Delavega gave her measure of the moral compass in Memphis.

“Our moral compass is broken…we are still separate and unequal,” she said. “We’re not integrated we’re separated. Black people get the short end of the stick all the time…The moral compass of our entire community is broken.”

It’s necessary, Delavega said, to ask whether there is some form of racism or sexism. And, if there is, to ask, “What do I do? …It’s not the police. The police are part of the community. It’s the entire community.”

The Rev. Keith Norman said there is an emphasis imbalance in police training. (Photo: Karanja A. Ajanaku)

First Baptist Church-Broad Pastor Keith Norman said he often talks to the families of the victims of violence, saying they are the people who you don’t see.

“…When you take that 15-year-old child suddenly away from that family, you leave a hole in that family and grief for many years to come,” he said.

Norman said he has been involved in assessments that showed a very unbalanced training model was used in Memphis compared to law enforcement department across the country.

“What we’re really doing is training our officers to use force as a means of de-escalation instead of (teaching) de-escalation,” he said.

Officers involved in police shootings often resign and go to work for other police departments with their post certifications intact, he said. “And often they commit the same crime again.”

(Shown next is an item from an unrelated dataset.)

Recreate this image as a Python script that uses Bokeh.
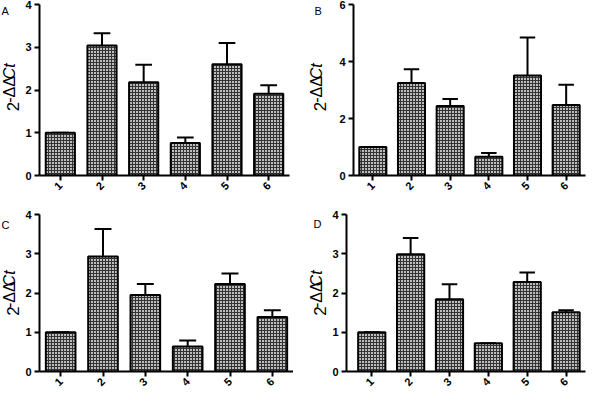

County Commissioner Tami Sawyer paints a picture of the need to fix a “bad system.” (Photo: Karanja A. Ajanaku)

Sawyer, who chairs the law enforcement, corrections and courts committee, said the legislation she and County Commissioner (and still City Councilman) Edmund Ford Jr. are sponsoring – to make TBI investigations of police shootings standard procedure – is not anti-police.

“We’re not saying police officers are bad,” Sawyer said. “We’re saying the system is bad.”

She said the commission will be debating and possibly voting on the measure on Monday.